At some point, Pei Zhi passed the imperial examinations in the Jinshi (進士) class. He thereafter successively served as You Bujue (右補闕), a low-level advisory official at the legislative bureau of government (中書省, Zhongshu Sheng); deputy chief imperial censor (御史中丞, Yushi Zhongcheng); and minister of justice (刑部尚書, Xingbu Shangshu).

== Chancellorship ==
In 900, by which time Emperor Xizong's brother Emperor Zhaozong was emperor, Pei Zhi was made Zhongshu Shilang (中書侍郎), the deputy head of the legislative bureau; he was also made a chancellor with the designation Tong Zhongshu Menxia Pingzhangshi (同中書門下平章事). He was also soon given the additional post of minister of census (戶部尚書, Hubu Shangshu). At one point, Emperor Zhaozong suspected that Pei, despite a stern appearance, was actually sexually immoral, and asked the trusted imperial scholar Han Wo for his opinion. Han pointed out that the reason why rumors of immorality may have developed against Pei was that Pei was friendly to his clan members and allowed many of them to live in his mansion, and that it was those people's associations with other people that caused rumors to taint Pei — and, in stating so, Han also referred to Pei Zhi as a nephew of Pei Tan's, knowing that since Pei Tan served Emperor Zhaozong's and Emperor Xizong's father Emperor Yizong, Emperor Zhaozong would be touched by that reference. Emperor Zhaozong thereafter took no action against Pei Zhi. In 901, when Emperor Zhaozong was forcibly seized by the powerful eunuchs led by Han Quanhui and taken to Fengxiang Circuit (鳳翔, headquartered in modern Baoji, Shaanxi), then ruled by the eunuchs' ally, the warlord Li Maozhen, Emperor Zhaozong commissioned Pei as the defender of Daming Palace (大明宮).

== Removal and death ==
In 903, by which time another warlord, Zhu Quanzhong the military governor (Jiedushi) of Xuanwu Circuit (宣武, headquartered in modern Kaifeng, Henan) had defeated Li Maozhen and forced Li to slaughter the eunuchs and deliver the emperor to him, Emperor Zhaozong was returned to Chang'an. Thereafter, Pei Zhi was removed from his chancellor post in favor of Dugu Sun, and was instead made Zuo Pushe (左僕射), one of the heads of the executive bureau (尚書省, Shangshu Sheng). He was then allowed to retire with the honorific title of Sikong (司空, one of the Three Excellencies).

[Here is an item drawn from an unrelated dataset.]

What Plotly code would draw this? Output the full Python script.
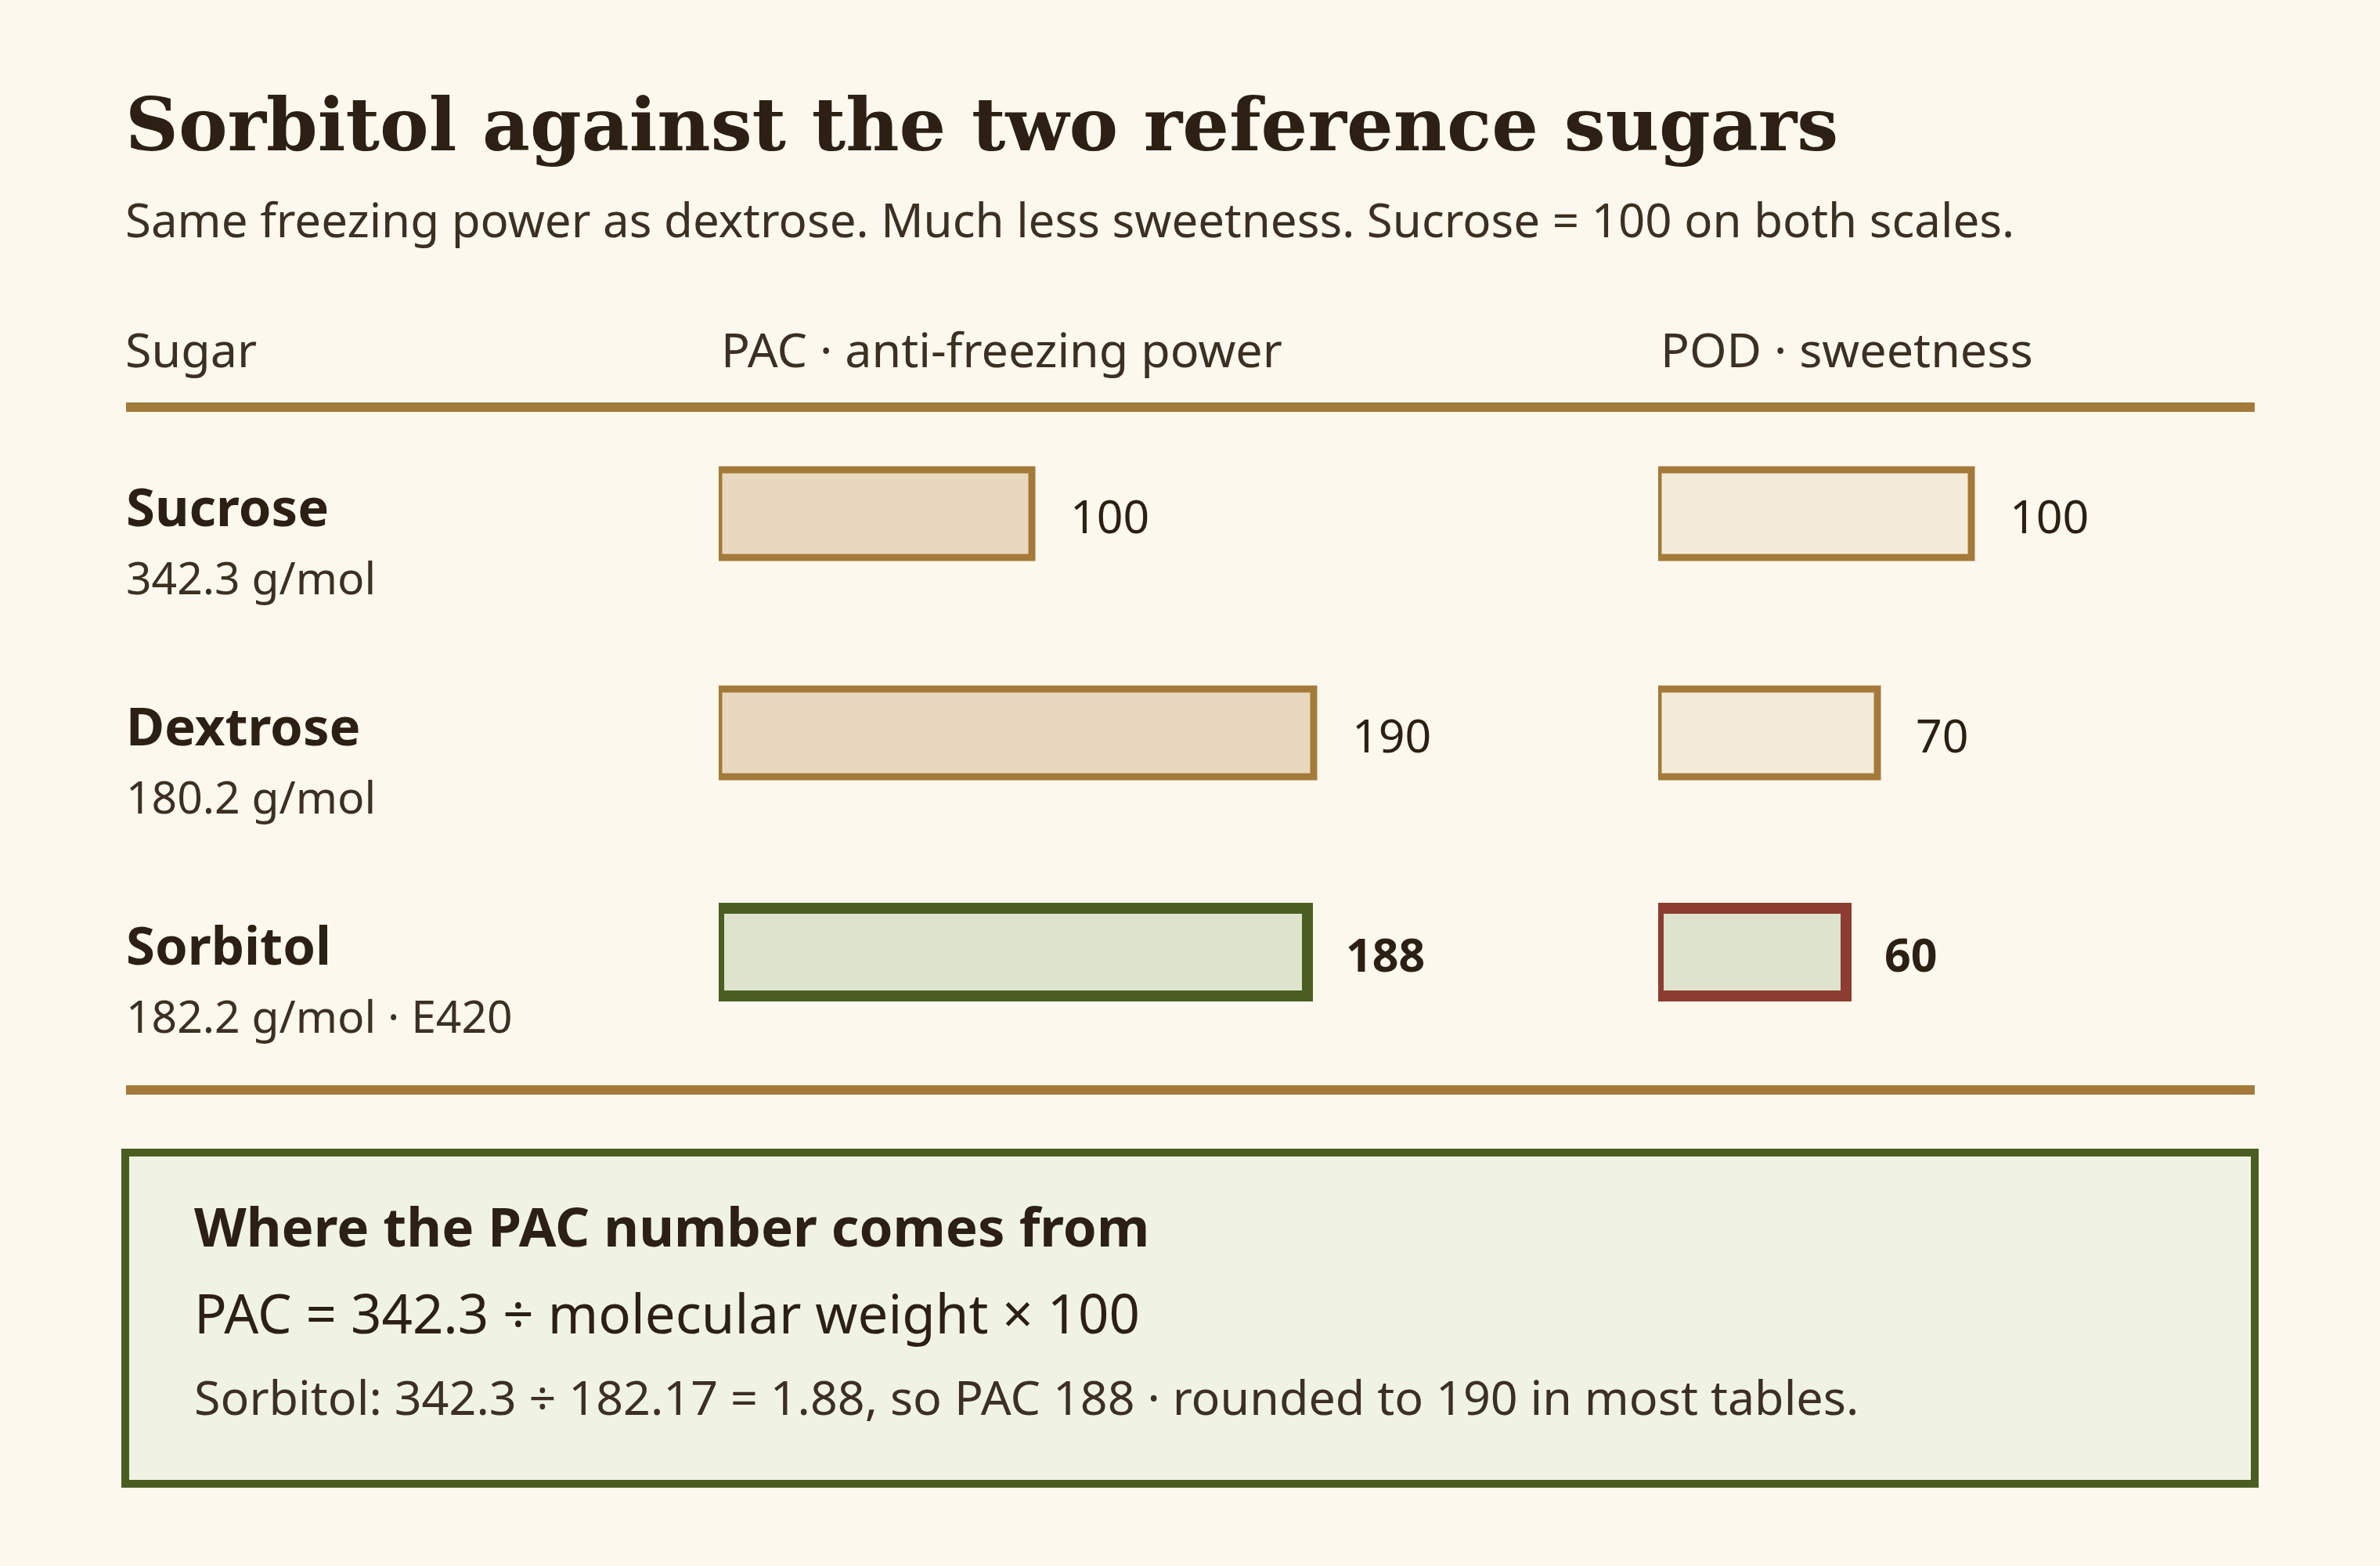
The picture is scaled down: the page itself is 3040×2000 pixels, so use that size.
import plotly.graph_objects as go

# data
sugars = ["Sucrose", "Dextrose", "Sorbitol"]
molar_notes = ["342.3 g/mol", "180.2 g/mol", "182.2 g/mol · E420"]
pac = [100, 190, 188]
pod = [100, 70, 60]

W, H = 3040, 2000
BG = "#fcf8ee"
INK = "#2c2014"
INK2 = "#3b3023"
BROWN = "#a37a3a"
GREEN = "#4a5e22"
RED = "#8c3c30"
SANS = "Noto Sans"
SERIF = "DejaVu Serif"


def px(x):
    return x / W


def py(y):
    return 1 - y / H


pac_fill = ["#e8d8bf", "#e8d8bf", "#dde3cc"]
pac_line = [BROWN, BROWN, GREEN]
pod_fill = ["#f4ecd8", "#f4ecd8", "#dde3cc"]
pod_line = [BROWN, BROWN, RED]
line_w = [9, 9, 14]

data = [
    go.Bar(x=pac, y=sugars, orientation="h", xaxis="x", yaxis="y", width=0.4,
           marker=dict(color=pac_fill, line=dict(color=pac_line, width=line_w)),
           hoverinfo="skip"),
    go.Bar(x=pod, y=sugars, orientation="h", xaxis="x2", yaxis="y", width=0.4,
           marker=dict(color=pod_fill, line=dict(color=pod_line, width=line_w)),
           hoverinfo="skip"),
]

ann = []


def txt(text, x, y, size, color=INK2, family=SANS, bold=False, **kw):
    if bold:
        text = "<b>" + text + "</b>"
    d = dict(text=text, x=x, y=y, showarrow=False, xanchor="left", yanchor="middle",
             font=dict(family=family, size=size, color=color))
    d.update(kw)
    ann.append(d)


# title block
txt("Sorbitol against the two reference sugars", px(158), py(159), 94, color=INK,
    family=SERIF, bold=True, xref="paper", yref="paper")
txt("Same freezing power as dextrose. Much less sweetness. Sucrose = 100 on both scales.",
    px(158), py(280), 60, xref="paper", yref="paper")

# column heads
for label, x0 in [("Sugar", 158), ("PAC · anti-freezing power", 919), ("POD · sweetness", 2119)]:
    txt(label, px(x0), py(446), 61, xref="paper", yref="paper")

# row labels and values
for i, name in enumerate(sugars):
    txt(name, px(159), name, 67, color=INK, bold=True, xref="paper", yref="y", yshift=10)
    txt(molar_notes[i], px(159), name, 57, xref="paper", yref="y", yshift=-81)
    strong = name == "Sorbitol"
    txt(str(pac[i]), pac[i], name, 59, color=INK, bold=strong, xref="x", yref="y",
        xshift=47, yshift=-2)
    txt(str(pod[i]), pod[i], name, 59, color=INK, bold=strong, xref="x2", yref="y",
        xshift=47, yshift=-2)

# note box text
txt("Where the PAC number comes from", px(246), py(1565), 69, color=INK, bold=True,
    xref="paper", yref="paper")
txt("PAC = 342.3 ÷ molecular weight × 100", px(246), py(1676), 69, color=INK,
    xref="paper", yref="paper")
txt("Sorbitol: 342.3 ÷ 182.17 = 1.88, so PAC 188 · rounded to 190 in most tables.",
    px(246), py(1783), 61, xref="paper", yref="paper")

shapes = [
    dict(type="line", xref="paper", yref="paper", x0=px(161), x1=px(2880), y0=py(520), y1=py(520),
         line=dict(color=BROWN, width=12)),
    dict(type="line", xref="paper", yref="paper", x0=px(161), x1=px(2880), y0=py(1392), y1=py(1392),
         line=dict(color=BROWN, width=12)),
    dict(type="rect", xref="paper", yref="paper", x0=px(160), x1=px(2880), y0=py(1472), y1=py(1895),
         fillcolor="#f0f3e4", line=dict(color=GREEN, width=10), layer="below"),
]

hidden = dict(visible=False, showgrid=False, zeroline=False, fixedrange=True)

layout = go.Layout(
    width=W, height=H,
    margin=dict(l=0, r=0, t=0, b=0),
    paper_bgcolor=BG, plot_bgcolor=BG,
    showlegend=False,
    xaxis=dict(domain=[px(918), px(1878)], range=[0, 240], anchor="y", **hidden),
    xaxis2=dict(domain=[px(2118), px(2838)], range=[0, 180], anchor="y", **hidden),
    yaxis=dict(domain=[py(1356), py(516)], type="category", categoryorder="array",
               categoryarray=sugars, range=[2.5, -0.5], anchor="x", **hidden),
    annotations=ann,
    shapes=shapes,
)

fig = go.Figure(data=data, layout=layout)
# drop the page margin so the figure sits flush in the window
fig.write_html("out.html", config={"displayModeBar": False},
               post_script="document.body.style.margin='0';document.body.style.background='#fcf8ee';")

In 905, by which time Zhu, in preparing of seizing the throne, had assassinated Emperor Zhaozong and replaced him with his son Emperor Ai, Zhu's associates Liu Can and Li Zhen persuaded Zhu to carry out a major purge of high-level Tang officials from aristocratic families. Pei was not targeted in the first wave, which claimed the lives of former chancellors Pei Shu, Dugu, Cui Yuan, and Lu Yi, among others. However, soon thereafter, he was exiled to be the census officer at Qing Prefecture (青州, in modern Weifang, Shandong), and then ordered to commit suicide.

== Notes and references ==

- New Book of Tang, vol. 182.
- Zizhi Tongjian, vols. 262, 264, 265.